Sadly though, Sophie, Aman and Firdaus are all dkhars in the only place they’ve ever known all their lives. Hassan’s book brilliantly weaves their individual stories together by presenting each of them a sub section in each chapter. But this book is not just their story. Ultimately it is a book about Shillong- Hassan’s birth place. The lovely and lively ever dynamic yet quaint little small town of Shillong is created afresh in every page with the references to music, literature and the daily life of Khasis and the non-Khasis that dot its population. It rains incessantly in Shillong as it does in the protagonists’ lives. The quietness of the town permeates into the inactivity of the lives of the inhabitants, its wariness of big city spaces find a reflection in the simple lives that sceptically view the dkhars and the faraway lands.

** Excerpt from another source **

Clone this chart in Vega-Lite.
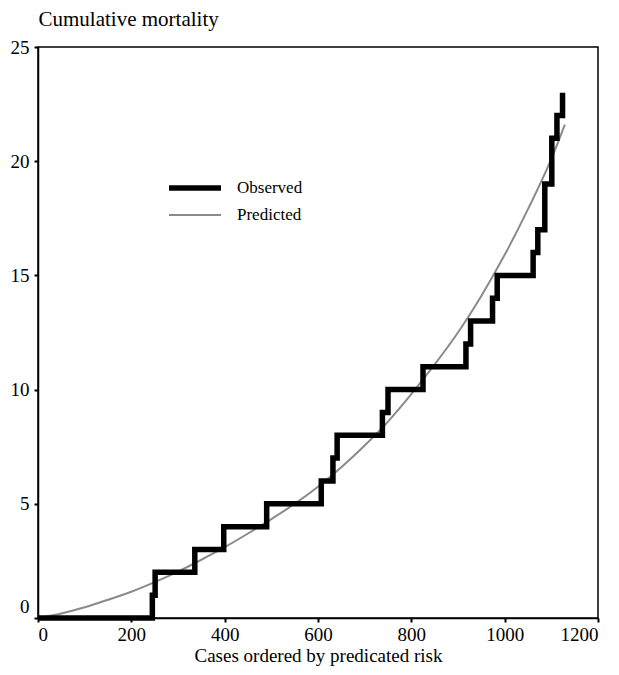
{
  "$schema": "https://vega.github.io/schema/vega-lite/v6.json",
  "autosize": "none",
  "width": 560,
  "height": 571,
  "padding": {"left": 38, "top": 47, "right": 21, "bottom": 57},
  "background": "white",
  "config": {
    "view": {"stroke": "black", "strokeWidth": 1.5},
    "font": "Liberation Serif",
    "axis": {"grid": false, "domainColor": "black", "domainWidth": 1.5, "tickColor": "black", "tickWidth": 2, "tickSize": 4, "labelColor": "black", "titleColor": "black", "labelFont": "Liberation Serif", "titleFont": "Liberation Serif", "labelFontSize": 19, "titleFontSize": 19, "titleFontWeight": "normal"},
    "legend": {"labelFont": "Liberation Serif", "labelFontSize": 17, "labelColor": "black"}
  },
  "datasets": {
    "obs": [
      {"series": "Observed", "x": 0, "y": 0},
      {"series": "Observed", "x": 245, "y": 1},
      {"series": "Observed", "x": 251, "y": 2},
      {"series": "Observed", "x": 336, "y": 3},
      {"series": "Observed", "x": 398, "y": 4},
      {"series": "Observed", "x": 490, "y": 5},
      {"series": "Observed", "x": 607, "y": 6},
      {"series": "Observed", "x": 632, "y": 7},
      {"series": "Observed", "x": 641, "y": 8},
      {"series": "Observed", "x": 738, "y": 9},
      {"series": "Observed", "x": 750, "y": 10},
      {"series": "Observed", "x": 825, "y": 11},
      {"series": "Observed", "x": 917, "y": 12},
      {"series": "Observed", "x": 927, "y": 13},
      {"series": "Observed", "x": 974, "y": 14},
      {"series": "Observed", "x": 984, "y": 15},
      {"series": "Observed", "x": 1061, "y": 16},
      {"series": "Observed", "x": 1071, "y": 17},
      {"series": "Observed", "x": 1086, "y": 19},
      {"series": "Observed", "x": 1101, "y": 21},
      {"series": "Observed", "x": 1112, "y": 22},
      {"series": "Observed", "x": 1124, "y": 23}
    ],
    "pred": [
      {"series": "Predicted", "x": 0, "y": 0},
      {"series": "Predicted", "x": 50, "y": 0.2},
      {"series": "Predicted", "x": 100, "y": 0.47},
      {"series": "Predicted", "x": 150, "y": 0.8},
      {"series": "Predicted", "x": 200, "y": 1.15},
      {"series": "Predicted", "x": 250, "y": 1.57},
      {"series": "Predicted", "x": 300, "y": 2.03},
      {"series": "Predicted", "x": 350, "y": 2.55},
      {"series": "Predicted", "x": 400, "y": 3.1},
      {"series": "Predicted", "x": 450, "y": 3.7},
      {"series": "Predicted", "x": 500, "y": 4.33},
      {"series": "Predicted", "x": 550, "y": 5.0},
      {"series": "Predicted", "x": 600, "y": 5.75},
      {"series": "Predicted", "x": 650, "y": 6.6},
      {"series": "Predicted", "x": 700, "y": 7.55},
      {"series": "Predicted", "x": 750, "y": 8.6},
      {"series": "Predicted", "x": 800, "y": 9.8},
      {"series": "Predicted", "x": 850, "y": 11.1},
      {"series": "Predicted", "x": 900, "y": 12.5},
      {"series": "Predicted", "x": 950, "y": 14.1},
      {"series": "Predicted", "x": 1000, "y": 15.9},
      {"series": "Predicted", "x": 1050, "y": 17.9},
      {"series": "Predicted", "x": 1100, "y": 20.1},
      {"series": "Predicted", "x": 1129, "y": 21.6}
    ]
  },
  "encoding": {
    "x": {"field": "x", "type": "quantitative", "scale": {"domain": [0, 1200], "nice": false}, "axis": {"values": [0, 200, 400, 600, 800, 1000, 1200], "format": "d", "title": "Cases ordered by predicated risk", "labelPadding": 3, "titlePadding": 2}},
    "y": {"field": "y", "type": "quantitative", "scale": {"domain": [0, 25], "nice": false}, "axis": {"values": [0, 5, 10, 15, 20, 25], "title": "Cumulative mortality", "titleFontSize": 21, "titleAngle": 0, "titleAlign": "left", "titleBaseline": "middle", "titleX": 0, "titleY": -28, "labelPadding": 5, "labelOffset": {"condition": {"test": "datum.value == 0", "value": -12}, "value": 0}}},
    "color": {"field": "series", "type": "nominal", "scale": {"domain": ["Observed", "Predicted"], "range": ["black", "#8a8a8a"]}, "legend": {"title": null, "orient": "none", "legendX": 128, "legendY": 130, "symbolType": "stroke", "symbolSize": 2704, "clipHeight": 22, "rowPadding": 5, "labelOffset": 13}},
    "strokeWidth": {"field": "series", "type": "nominal", "scale": {"domain": ["Observed", "Predicted"], "range": [5.5, 2]}, "legend": {"title": null, "orient": "none", "legendX": 128, "legendY": 130, "symbolType": "stroke", "symbolSize": 2704, "clipHeight": 22, "rowPadding": 5, "labelOffset": 13}}
  },
  "layer": [
    {"data": {"name": "pred"}, "mark": {"type": "line", "interpolate": "monotone"}},
    {"data": {"name": "obs"}, "mark": {"type": "line", "interpolate": "step-after", "strokeJoin": "miter", "strokeCap": "butt"}}
  ]
}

Yet Shillong is never a villain. The book rather concentrates on the poignant sentiments that fill up a space where migration is a everyday phenomenon. It attempts to sensitively draw out the emotions of outsiders and insiders of a town where outsiders usually hold the economic (read government) jobs and positions of power. The hostility on both sides is hence laced with desire of belonging to the other, with the anguish of the inability to do so in a manner that only a poet like Hassan could evoke in a novel that yet retains the lyrical flavour of her earlier writings.

Lunatic in My Head is a thought-provoking read.